[Plotting code records]

>> Start

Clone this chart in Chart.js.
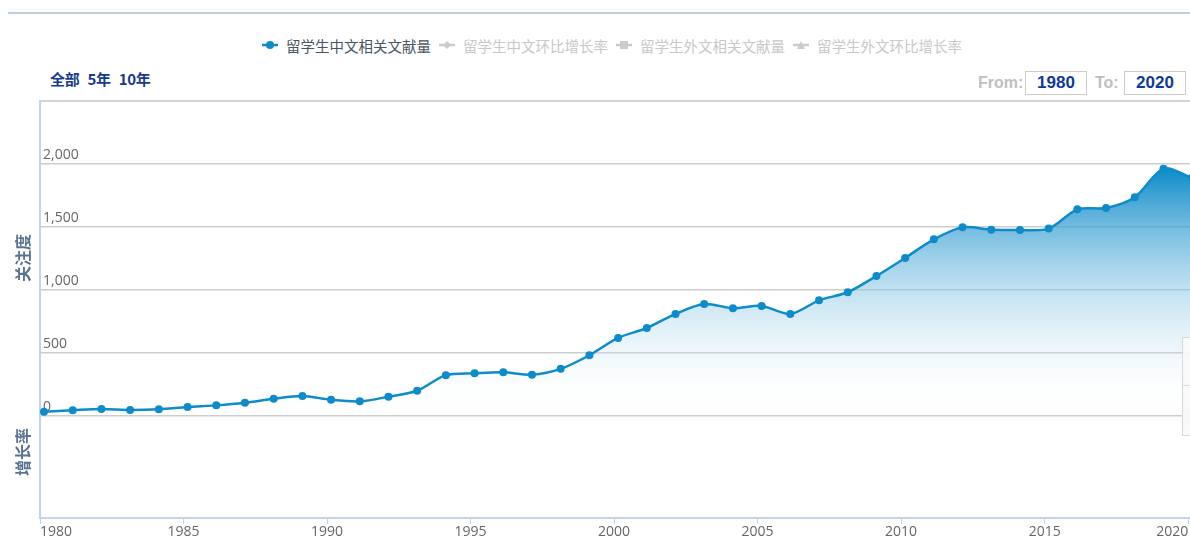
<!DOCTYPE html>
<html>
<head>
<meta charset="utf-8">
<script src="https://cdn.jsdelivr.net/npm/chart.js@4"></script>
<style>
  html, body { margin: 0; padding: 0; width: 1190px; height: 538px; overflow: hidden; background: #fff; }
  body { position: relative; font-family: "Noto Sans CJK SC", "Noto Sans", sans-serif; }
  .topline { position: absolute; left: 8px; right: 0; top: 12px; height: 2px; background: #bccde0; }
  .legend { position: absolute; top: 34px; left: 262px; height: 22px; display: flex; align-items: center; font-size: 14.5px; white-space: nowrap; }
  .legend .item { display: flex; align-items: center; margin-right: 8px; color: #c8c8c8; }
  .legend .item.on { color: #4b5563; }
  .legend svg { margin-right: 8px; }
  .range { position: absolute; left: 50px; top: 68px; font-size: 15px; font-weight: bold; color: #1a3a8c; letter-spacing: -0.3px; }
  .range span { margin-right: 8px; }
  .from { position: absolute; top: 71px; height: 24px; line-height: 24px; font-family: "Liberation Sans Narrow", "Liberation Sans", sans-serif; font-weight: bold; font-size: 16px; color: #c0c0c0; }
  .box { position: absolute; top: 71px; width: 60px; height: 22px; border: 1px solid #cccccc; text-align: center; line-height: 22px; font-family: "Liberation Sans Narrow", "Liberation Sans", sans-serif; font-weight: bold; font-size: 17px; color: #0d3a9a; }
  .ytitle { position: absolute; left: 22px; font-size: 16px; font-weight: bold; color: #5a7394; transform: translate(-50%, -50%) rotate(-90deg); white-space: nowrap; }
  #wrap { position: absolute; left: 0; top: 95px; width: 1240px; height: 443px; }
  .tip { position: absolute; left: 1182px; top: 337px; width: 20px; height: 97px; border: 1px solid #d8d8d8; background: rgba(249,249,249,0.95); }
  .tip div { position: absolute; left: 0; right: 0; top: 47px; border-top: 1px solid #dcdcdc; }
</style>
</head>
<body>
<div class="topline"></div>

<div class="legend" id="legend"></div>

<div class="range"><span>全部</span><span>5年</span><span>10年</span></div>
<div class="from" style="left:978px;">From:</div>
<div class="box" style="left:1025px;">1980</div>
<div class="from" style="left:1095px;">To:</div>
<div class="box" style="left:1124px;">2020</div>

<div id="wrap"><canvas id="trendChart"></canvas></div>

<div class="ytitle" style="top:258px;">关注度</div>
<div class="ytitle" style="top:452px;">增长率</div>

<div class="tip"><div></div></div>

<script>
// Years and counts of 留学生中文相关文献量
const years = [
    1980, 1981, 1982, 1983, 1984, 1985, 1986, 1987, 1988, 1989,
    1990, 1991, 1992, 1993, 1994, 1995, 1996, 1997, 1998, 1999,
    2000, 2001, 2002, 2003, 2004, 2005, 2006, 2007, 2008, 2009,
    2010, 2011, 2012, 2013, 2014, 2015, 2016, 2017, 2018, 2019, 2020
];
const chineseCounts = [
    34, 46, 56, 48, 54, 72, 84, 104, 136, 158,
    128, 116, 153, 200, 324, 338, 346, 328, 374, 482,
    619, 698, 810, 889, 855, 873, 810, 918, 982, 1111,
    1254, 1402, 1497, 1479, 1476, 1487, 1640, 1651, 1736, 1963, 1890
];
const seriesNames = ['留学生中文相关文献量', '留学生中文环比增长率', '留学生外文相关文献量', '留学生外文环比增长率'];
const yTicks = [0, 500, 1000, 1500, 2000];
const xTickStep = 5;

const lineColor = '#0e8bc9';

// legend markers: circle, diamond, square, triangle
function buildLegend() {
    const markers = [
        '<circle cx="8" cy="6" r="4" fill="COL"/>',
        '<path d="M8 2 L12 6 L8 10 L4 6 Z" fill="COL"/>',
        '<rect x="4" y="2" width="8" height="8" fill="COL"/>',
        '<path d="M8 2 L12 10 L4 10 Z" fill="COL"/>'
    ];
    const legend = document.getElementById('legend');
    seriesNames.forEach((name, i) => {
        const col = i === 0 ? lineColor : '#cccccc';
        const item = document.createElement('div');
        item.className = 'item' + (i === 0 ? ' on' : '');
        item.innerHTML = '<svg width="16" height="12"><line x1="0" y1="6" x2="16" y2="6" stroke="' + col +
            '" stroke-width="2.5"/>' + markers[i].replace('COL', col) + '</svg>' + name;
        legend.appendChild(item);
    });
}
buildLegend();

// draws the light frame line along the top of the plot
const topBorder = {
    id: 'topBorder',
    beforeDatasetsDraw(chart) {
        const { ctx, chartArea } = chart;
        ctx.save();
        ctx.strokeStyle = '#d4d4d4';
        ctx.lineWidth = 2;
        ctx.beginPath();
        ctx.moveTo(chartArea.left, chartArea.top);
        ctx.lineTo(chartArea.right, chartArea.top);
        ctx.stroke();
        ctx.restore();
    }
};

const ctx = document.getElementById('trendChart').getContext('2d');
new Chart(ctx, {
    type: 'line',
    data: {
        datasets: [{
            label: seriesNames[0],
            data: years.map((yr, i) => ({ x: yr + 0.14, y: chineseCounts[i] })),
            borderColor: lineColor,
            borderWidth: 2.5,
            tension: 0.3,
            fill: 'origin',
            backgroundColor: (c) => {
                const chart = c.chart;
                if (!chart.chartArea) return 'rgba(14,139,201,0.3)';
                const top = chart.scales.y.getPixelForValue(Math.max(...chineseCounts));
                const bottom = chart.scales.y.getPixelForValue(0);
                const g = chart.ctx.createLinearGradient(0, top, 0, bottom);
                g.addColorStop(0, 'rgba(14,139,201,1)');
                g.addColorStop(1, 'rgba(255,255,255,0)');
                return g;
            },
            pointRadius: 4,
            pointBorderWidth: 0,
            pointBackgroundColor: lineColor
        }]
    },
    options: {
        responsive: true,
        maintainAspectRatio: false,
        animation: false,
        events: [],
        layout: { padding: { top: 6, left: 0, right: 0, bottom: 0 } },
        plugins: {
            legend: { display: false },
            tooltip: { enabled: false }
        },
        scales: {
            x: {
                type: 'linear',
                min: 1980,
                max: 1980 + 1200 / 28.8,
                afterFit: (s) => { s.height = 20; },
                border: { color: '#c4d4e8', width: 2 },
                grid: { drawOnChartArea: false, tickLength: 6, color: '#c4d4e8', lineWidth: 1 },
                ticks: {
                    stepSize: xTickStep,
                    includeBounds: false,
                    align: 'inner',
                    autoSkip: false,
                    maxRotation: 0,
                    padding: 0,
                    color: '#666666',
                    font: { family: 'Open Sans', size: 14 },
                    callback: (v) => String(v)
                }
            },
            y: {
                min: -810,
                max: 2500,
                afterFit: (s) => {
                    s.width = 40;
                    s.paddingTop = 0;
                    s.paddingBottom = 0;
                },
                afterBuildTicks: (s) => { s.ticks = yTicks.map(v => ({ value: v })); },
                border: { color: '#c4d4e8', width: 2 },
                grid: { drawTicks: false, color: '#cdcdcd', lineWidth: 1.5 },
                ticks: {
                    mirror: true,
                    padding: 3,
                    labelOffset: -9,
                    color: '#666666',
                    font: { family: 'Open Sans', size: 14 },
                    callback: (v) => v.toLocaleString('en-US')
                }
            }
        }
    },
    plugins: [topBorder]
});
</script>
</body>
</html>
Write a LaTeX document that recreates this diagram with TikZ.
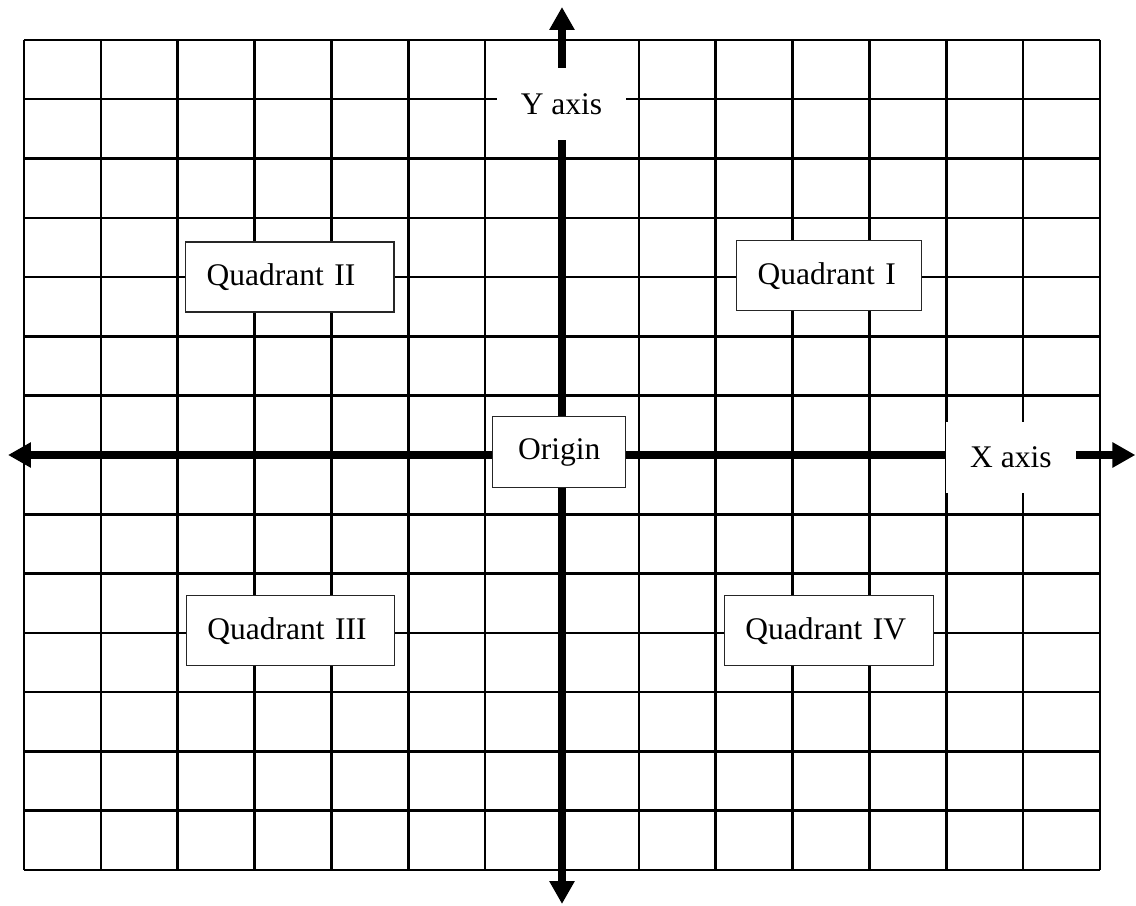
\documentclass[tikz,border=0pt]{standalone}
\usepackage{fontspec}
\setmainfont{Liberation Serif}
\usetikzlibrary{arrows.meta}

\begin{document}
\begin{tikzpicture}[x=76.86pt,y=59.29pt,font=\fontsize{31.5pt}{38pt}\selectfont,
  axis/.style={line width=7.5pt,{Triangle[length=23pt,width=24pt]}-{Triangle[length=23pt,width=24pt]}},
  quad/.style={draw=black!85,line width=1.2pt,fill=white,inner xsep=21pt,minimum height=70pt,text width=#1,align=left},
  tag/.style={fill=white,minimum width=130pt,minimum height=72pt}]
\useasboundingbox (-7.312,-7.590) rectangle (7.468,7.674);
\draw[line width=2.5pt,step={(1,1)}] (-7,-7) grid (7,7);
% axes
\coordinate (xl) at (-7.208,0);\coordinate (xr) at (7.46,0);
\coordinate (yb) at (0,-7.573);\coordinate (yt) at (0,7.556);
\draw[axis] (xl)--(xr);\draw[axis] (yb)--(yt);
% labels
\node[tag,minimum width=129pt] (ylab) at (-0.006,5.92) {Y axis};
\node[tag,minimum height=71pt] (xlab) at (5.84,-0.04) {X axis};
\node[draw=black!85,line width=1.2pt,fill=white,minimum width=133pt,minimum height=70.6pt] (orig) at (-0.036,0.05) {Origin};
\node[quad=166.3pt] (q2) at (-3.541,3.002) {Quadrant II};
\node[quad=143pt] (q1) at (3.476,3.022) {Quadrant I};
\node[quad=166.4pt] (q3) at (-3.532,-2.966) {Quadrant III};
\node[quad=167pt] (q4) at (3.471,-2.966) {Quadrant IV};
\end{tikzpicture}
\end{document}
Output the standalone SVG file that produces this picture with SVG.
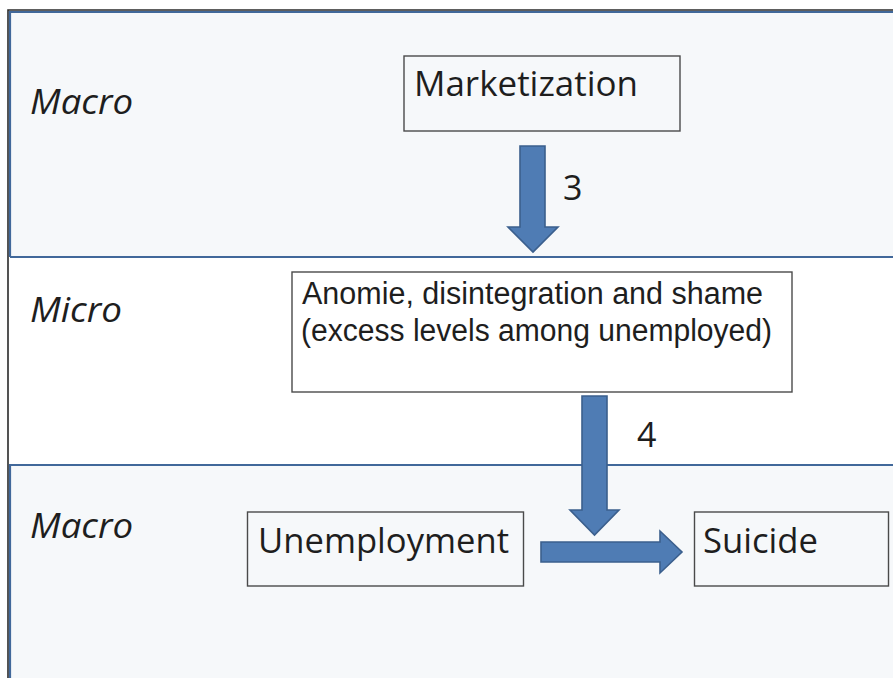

>> End

(WHAT YOU HAVE TO DO): Pull out all lines containing "this".

(TASK OUTPUT):
Clone this chart in Chart.js.
Write a LaTeX document that recreates this diagram with TikZ.
Output the standalone SVG file that produces this picture with SVG.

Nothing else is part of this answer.